Entries supplied:
<<<<

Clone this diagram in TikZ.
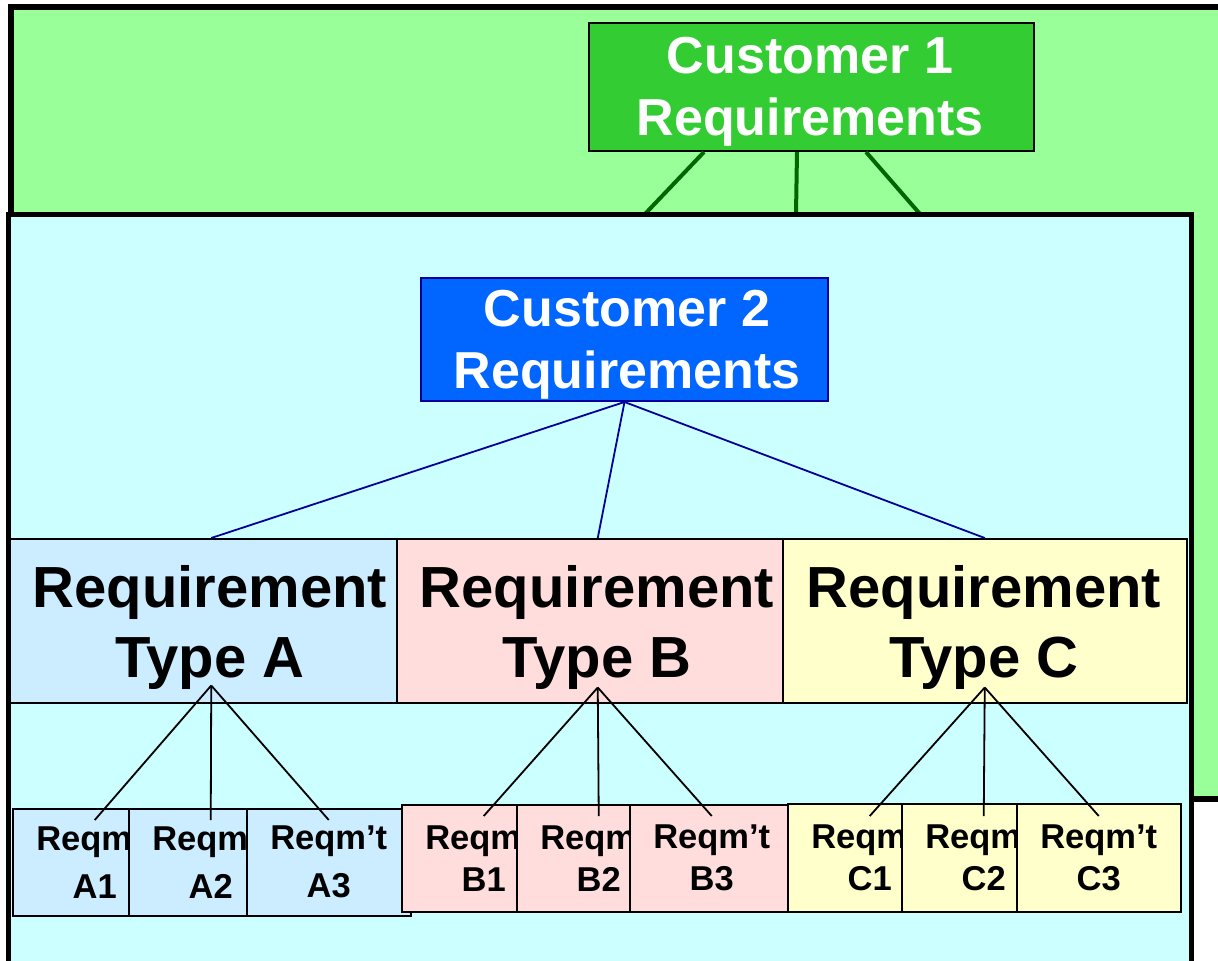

>>>>
<<<<

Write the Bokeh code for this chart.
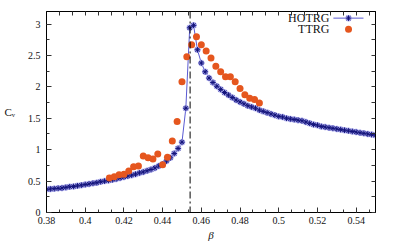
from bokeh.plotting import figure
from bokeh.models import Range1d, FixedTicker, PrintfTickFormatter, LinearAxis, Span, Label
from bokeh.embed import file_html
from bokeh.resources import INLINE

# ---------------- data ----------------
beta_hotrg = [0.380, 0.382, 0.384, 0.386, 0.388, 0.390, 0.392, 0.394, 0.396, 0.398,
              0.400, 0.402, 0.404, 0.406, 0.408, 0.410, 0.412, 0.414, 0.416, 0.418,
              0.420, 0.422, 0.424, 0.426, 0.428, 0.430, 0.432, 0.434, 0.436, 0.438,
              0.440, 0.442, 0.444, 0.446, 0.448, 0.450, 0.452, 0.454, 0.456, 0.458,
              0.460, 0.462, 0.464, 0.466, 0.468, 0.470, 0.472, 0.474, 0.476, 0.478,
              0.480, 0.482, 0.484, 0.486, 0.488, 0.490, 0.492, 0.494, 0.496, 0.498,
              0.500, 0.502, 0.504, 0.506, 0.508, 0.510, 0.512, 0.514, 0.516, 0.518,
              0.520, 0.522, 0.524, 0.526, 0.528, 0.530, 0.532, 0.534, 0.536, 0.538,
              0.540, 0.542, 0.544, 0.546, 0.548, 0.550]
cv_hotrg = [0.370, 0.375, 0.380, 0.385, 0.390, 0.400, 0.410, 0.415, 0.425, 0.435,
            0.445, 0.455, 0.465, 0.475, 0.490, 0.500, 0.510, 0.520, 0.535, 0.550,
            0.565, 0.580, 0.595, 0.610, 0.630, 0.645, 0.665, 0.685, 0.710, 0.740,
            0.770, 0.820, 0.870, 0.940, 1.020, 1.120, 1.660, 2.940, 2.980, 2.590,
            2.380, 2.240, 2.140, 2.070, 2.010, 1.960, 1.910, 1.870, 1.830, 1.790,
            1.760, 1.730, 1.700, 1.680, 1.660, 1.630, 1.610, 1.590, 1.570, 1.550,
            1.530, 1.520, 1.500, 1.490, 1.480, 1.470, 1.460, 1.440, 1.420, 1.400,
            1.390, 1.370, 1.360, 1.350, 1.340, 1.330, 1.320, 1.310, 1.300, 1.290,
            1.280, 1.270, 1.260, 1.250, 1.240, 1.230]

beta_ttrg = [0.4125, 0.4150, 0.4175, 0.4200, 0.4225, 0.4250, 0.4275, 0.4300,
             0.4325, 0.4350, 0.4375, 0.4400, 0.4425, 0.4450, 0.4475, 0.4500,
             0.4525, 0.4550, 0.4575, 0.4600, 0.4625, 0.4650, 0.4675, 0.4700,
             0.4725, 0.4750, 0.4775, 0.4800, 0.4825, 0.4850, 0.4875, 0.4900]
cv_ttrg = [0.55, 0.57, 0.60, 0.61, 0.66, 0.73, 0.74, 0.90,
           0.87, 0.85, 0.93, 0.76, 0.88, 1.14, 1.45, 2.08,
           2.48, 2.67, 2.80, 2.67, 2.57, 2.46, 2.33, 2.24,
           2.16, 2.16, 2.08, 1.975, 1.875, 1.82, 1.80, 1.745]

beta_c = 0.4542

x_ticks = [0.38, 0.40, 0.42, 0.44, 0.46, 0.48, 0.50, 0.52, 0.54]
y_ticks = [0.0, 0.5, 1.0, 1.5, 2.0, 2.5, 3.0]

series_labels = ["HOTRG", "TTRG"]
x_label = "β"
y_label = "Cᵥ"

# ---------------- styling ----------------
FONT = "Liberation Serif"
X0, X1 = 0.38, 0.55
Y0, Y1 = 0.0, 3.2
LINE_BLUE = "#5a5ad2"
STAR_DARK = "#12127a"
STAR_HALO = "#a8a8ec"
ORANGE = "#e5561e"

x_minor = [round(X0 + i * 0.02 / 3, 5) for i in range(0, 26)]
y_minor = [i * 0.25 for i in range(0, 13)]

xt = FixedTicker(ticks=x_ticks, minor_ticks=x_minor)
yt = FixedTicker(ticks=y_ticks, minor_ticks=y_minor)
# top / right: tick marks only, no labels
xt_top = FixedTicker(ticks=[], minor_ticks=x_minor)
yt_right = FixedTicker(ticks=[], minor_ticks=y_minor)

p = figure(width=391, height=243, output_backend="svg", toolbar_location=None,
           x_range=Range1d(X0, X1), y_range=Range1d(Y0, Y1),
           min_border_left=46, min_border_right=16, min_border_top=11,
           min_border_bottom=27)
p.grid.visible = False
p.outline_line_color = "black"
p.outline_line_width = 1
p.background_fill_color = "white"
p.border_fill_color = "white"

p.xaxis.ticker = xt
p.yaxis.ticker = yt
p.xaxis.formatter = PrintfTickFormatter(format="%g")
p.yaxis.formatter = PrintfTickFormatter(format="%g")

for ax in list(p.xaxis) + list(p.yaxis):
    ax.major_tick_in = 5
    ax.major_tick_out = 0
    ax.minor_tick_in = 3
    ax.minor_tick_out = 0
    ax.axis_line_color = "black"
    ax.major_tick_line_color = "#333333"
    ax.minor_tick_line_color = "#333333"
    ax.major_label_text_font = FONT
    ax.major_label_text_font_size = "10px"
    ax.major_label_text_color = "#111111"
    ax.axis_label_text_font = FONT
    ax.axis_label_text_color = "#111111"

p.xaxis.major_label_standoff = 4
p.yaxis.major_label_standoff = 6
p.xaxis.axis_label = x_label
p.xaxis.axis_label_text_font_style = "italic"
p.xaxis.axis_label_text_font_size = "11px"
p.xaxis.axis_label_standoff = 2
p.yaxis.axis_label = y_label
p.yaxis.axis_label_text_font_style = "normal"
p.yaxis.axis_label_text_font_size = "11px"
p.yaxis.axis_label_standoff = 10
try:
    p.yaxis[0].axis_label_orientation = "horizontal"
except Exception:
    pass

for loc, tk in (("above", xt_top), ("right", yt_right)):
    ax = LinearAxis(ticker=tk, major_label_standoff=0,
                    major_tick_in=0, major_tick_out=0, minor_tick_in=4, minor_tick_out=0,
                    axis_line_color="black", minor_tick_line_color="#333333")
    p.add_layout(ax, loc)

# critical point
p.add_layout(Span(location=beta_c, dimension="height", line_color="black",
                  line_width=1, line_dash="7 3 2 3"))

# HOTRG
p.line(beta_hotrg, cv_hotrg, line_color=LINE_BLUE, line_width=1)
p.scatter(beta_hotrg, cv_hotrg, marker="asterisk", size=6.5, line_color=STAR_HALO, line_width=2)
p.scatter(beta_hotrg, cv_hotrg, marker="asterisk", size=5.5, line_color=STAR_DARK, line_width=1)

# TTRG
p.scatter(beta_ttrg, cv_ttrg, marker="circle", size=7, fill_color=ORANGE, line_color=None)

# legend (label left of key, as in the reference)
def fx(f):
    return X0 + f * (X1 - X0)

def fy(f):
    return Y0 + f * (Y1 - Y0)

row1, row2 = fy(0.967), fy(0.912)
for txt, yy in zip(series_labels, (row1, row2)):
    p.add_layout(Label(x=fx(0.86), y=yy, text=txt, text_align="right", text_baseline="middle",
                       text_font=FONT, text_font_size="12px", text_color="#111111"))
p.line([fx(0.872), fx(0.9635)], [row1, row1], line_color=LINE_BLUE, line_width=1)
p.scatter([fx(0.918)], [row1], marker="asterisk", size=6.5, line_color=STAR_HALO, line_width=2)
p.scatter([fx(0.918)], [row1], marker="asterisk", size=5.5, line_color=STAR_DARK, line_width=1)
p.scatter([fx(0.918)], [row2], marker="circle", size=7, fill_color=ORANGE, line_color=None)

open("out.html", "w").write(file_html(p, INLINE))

>>>>

Task to carry out: Go through the material and copy out every line with "this" in it.

Final result:
Clone this diagram in TikZ.
Write the Bokeh code for this chart.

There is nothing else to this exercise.